**What you will do:** Retype only what runs from the first line of the listing to the line holding "data = [np.array(v)", both included. Do not retype the pictures.

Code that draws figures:
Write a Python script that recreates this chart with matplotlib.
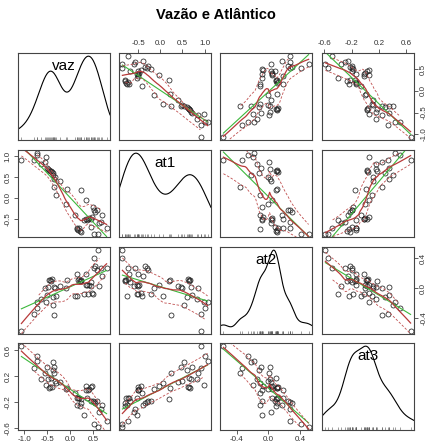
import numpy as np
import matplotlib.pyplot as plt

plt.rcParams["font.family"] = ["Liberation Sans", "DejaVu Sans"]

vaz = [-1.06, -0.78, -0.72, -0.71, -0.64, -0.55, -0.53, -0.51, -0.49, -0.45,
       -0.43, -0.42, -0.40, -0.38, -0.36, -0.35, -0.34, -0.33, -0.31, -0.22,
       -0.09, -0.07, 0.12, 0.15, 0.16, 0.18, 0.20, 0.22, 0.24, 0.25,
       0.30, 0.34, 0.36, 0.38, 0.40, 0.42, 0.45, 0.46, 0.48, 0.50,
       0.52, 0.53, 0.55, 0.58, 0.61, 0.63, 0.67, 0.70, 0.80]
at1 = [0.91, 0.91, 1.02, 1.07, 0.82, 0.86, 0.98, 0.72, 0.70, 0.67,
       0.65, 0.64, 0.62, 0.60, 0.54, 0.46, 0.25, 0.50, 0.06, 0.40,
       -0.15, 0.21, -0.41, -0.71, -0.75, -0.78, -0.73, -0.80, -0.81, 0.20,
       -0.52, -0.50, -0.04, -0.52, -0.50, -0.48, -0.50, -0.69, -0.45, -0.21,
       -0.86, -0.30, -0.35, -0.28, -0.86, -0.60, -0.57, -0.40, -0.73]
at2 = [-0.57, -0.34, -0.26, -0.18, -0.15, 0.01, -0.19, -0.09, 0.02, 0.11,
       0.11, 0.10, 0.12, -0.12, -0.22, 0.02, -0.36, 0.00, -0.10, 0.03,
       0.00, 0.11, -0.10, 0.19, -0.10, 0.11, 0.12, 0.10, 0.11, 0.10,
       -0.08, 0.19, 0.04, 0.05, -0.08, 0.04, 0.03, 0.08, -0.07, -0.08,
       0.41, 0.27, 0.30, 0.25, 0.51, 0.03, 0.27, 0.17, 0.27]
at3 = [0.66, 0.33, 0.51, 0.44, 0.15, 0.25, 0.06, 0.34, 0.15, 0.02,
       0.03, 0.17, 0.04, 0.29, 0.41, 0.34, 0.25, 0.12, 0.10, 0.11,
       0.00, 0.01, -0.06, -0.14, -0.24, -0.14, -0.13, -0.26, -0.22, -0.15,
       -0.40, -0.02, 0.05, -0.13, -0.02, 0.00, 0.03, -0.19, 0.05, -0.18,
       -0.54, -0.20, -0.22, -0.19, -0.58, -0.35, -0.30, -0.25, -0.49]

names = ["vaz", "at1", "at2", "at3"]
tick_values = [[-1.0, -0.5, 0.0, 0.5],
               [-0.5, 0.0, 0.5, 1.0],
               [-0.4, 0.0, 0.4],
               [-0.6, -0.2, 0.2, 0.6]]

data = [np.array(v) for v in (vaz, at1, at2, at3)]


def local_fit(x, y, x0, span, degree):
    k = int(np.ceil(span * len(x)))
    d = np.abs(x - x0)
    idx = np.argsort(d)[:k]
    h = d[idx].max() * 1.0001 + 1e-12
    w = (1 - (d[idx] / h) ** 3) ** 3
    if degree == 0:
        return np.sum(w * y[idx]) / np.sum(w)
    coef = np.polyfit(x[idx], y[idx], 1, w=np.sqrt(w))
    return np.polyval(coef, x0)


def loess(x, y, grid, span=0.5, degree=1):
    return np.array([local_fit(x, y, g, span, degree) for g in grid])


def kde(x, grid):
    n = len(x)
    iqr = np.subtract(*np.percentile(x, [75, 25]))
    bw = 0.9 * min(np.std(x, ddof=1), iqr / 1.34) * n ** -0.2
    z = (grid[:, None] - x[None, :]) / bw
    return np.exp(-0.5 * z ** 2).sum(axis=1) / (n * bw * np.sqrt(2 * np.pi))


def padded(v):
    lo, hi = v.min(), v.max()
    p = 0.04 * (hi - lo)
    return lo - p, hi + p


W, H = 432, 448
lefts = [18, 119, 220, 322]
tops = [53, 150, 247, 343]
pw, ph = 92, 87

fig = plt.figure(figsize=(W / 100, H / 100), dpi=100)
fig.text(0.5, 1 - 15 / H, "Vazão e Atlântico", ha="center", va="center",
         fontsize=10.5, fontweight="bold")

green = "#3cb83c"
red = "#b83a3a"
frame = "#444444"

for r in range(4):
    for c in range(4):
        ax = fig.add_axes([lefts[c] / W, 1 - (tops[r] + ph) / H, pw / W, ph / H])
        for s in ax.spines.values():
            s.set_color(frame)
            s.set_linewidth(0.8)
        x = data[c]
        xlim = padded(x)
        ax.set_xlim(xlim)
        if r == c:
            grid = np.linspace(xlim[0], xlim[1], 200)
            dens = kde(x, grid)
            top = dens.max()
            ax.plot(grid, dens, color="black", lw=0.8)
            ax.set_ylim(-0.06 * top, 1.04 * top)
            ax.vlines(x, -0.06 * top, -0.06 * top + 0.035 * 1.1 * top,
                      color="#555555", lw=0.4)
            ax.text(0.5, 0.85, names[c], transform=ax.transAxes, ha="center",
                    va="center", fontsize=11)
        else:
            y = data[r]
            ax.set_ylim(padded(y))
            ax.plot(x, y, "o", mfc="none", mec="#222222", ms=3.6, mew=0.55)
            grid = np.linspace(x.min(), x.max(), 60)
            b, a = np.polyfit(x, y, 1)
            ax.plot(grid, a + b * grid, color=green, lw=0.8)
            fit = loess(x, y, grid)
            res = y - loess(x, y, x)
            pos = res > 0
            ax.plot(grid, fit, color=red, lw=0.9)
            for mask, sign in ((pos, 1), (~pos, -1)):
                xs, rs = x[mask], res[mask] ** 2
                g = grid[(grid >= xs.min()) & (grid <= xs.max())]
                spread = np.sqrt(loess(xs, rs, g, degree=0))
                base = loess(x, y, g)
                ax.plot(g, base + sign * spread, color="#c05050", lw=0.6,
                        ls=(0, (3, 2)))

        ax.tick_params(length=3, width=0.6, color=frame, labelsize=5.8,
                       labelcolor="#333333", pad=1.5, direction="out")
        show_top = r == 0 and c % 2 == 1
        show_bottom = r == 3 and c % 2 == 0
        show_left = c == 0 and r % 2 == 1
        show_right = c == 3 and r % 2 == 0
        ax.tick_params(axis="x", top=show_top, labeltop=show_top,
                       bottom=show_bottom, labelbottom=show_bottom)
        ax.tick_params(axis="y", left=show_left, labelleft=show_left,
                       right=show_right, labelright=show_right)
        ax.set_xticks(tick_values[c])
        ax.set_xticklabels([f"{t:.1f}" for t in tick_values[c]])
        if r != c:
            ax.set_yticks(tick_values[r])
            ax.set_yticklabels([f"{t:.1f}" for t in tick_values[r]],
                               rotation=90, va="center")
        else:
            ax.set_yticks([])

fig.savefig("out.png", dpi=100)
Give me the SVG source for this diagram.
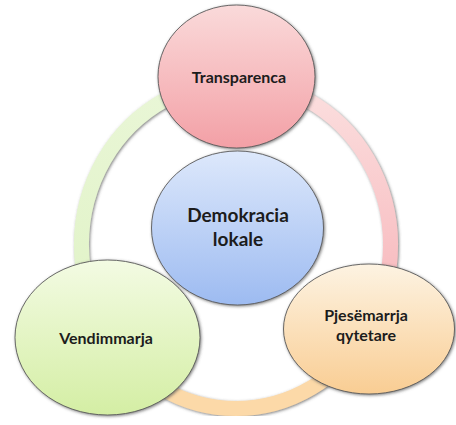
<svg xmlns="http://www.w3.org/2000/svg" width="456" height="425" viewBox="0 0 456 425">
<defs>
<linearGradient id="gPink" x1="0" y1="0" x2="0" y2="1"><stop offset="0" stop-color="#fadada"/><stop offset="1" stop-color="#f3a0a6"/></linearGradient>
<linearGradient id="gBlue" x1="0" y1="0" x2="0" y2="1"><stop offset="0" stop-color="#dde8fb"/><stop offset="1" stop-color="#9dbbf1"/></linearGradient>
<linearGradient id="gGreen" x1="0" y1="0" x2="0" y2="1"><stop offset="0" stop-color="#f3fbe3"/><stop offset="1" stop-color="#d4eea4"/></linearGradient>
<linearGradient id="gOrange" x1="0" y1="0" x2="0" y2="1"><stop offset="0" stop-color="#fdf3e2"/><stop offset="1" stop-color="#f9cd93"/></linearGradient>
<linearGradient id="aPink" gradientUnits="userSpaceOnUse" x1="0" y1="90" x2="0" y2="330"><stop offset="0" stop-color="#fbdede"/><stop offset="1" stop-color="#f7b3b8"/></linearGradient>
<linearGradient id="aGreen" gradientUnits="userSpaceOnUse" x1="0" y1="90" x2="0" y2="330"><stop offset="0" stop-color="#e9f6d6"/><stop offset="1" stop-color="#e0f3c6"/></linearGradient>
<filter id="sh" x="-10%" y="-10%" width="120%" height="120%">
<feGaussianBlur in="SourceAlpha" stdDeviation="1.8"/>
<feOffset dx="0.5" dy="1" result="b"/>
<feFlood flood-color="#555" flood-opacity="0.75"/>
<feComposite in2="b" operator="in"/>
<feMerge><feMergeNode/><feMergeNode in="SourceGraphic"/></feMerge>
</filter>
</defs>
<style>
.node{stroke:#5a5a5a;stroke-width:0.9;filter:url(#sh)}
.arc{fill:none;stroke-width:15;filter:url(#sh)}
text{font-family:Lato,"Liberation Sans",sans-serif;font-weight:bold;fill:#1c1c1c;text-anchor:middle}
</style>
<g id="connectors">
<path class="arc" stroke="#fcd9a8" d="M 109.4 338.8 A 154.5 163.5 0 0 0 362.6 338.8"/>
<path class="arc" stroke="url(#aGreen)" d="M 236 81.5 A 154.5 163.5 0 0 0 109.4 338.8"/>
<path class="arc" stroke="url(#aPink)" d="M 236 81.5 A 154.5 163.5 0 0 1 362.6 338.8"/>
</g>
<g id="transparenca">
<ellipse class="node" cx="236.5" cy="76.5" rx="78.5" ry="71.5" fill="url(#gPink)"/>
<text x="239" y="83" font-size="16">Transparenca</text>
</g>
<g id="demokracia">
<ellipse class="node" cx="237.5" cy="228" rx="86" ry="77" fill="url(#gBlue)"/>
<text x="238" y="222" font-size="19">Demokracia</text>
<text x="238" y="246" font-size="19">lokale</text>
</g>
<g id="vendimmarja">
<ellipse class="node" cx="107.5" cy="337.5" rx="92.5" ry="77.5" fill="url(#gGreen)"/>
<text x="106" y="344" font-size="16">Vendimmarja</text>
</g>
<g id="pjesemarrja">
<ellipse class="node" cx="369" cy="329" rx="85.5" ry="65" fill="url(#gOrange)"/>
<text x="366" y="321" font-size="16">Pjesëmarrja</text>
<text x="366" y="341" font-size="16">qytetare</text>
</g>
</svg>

**Solution:**
Write a Python script that recreates this chart with matplotlib.
import numpy as np
import matplotlib.pyplot as plt

plt.rcParams["font.family"] = ["Liberation Sans", "DejaVu Sans"]

vaz = [-1.06, -0.78, -0.72, -0.71, -0.64, -0.55, -0.53, -0.51, -0.49, -0.45,
       -0.43, -0.42, -0.40, -0.38, -0.36, -0.35, -0.34, -0.33, -0.31, -0.22,
       -0.09, -0.07, 0.12, 0.15, 0.16, 0.18, 0.20, 0.22, 0.24, 0.25,
       0.30, 0.34, 0.36, 0.38, 0.40, 0.42, 0.45, 0.46, 0.48, 0.50,
       0.52, 0.53, 0.55, 0.58, 0.61, 0.63, 0.67, 0.70, 0.80]
at1 = [0.91, 0.91, 1.02, 1.07, 0.82, 0.86, 0.98, 0.72, 0.70, 0.67,
       0.65, 0.64, 0.62, 0.60, 0.54, 0.46, 0.25, 0.50, 0.06, 0.40,
       -0.15, 0.21, -0.41, -0.71, -0.75, -0.78, -0.73, -0.80, -0.81, 0.20,
       -0.52, -0.50, -0.04, -0.52, -0.50, -0.48, -0.50, -0.69, -0.45, -0.21,
       -0.86, -0.30, -0.35, -0.28, -0.86, -0.60, -0.57, -0.40, -0.73]
at2 = [-0.57, -0.34, -0.26, -0.18, -0.15, 0.01, -0.19, -0.09, 0.02, 0.11,
       0.11, 0.10, 0.12, -0.12, -0.22, 0.02, -0.36, 0.00, -0.10, 0.03,
       0.00, 0.11, -0.10, 0.19, -0.10, 0.11, 0.12, 0.10, 0.11, 0.10,
       -0.08, 0.19, 0.04, 0.05, -0.08, 0.04, 0.03, 0.08, -0.07, -0.08,
       0.41, 0.27, 0.30, 0.25, 0.51, 0.03, 0.27, 0.17, 0.27]
at3 = [0.66, 0.33, 0.51, 0.44, 0.15, 0.25, 0.06, 0.34, 0.15, 0.02,
       0.03, 0.17, 0.04, 0.29, 0.41, 0.34, 0.25, 0.12, 0.10, 0.11,
       0.00, 0.01, -0.06, -0.14, -0.24, -0.14, -0.13, -0.26, -0.22, -0.15,
       -0.40, -0.02, 0.05, -0.13, -0.02, 0.00, 0.03, -0.19, 0.05, -0.18,
       -0.54, -0.20, -0.22, -0.19, -0.58, -0.35, -0.30, -0.25, -0.49]

names = ["vaz", "at1", "at2", "at3"]
tick_values = [[-1.0, -0.5, 0.0, 0.5],
               [-0.5, 0.0, 0.5, 1.0],
               [-0.4, 0.0, 0.4],
               [-0.6, -0.2, 0.2, 0.6]]

data = [np.array(v) for v in (vaz, at1, at2, at3)]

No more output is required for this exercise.